The main haplogroup among the Semites are J1 P58, which is from Van. Chiaroni et al. (2010) found that the greatest genetic diversity of J1 haplotypes was found in eastern Anatolia, near Lake Van in central Kurdistan.
The first J1 men lived in the Late Upper Paleolithic, shortly before the end of the last Ice Age. Like many other successful lineages from the Middle East, J1 is thought to have undergone a major population expansion during the Neolithic period.
Eastern Anatolia and the Zagros mountains are the region where goats and sheep were first domesticated, some 11,000 years ago. Chiaroni et al. estimated that J1-P58 started expanding 9,000 to 10,000 years ago as pastoralists from the Fertile Crescent. Although they did not analyze the other branches, it is most likely that all surviving J1 lineages share the same origin as goat and sheep herders from the Taurus and Zagros mountains.

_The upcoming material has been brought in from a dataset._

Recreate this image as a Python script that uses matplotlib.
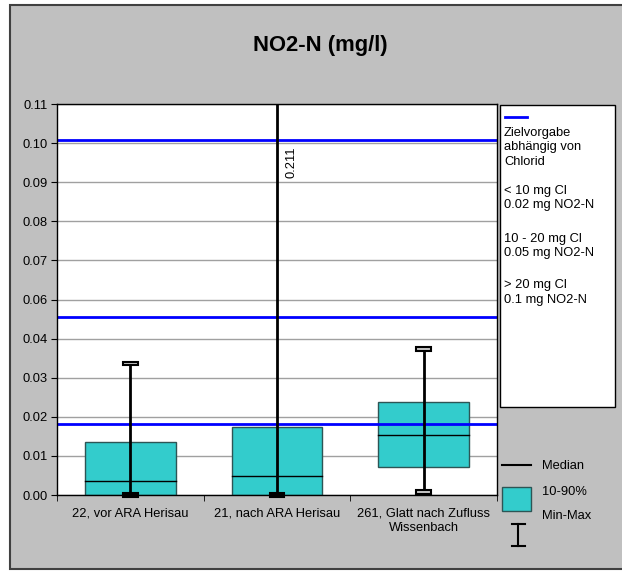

Kitchen et al. (2009) estimated through a Bayesian phylogenetic analysis that Semitic languages originated in the Levant around 3,750 BCE, during the Early Bronze Age. It evolved into three groups: East Semitic (an extinct branch that comprised Akkadian), Central Semitic (which gave rise to Aramaic, Ugaritic, Phoenician, Hebrew and Arabic), and South Semitic (South Arabian and Ethiopian).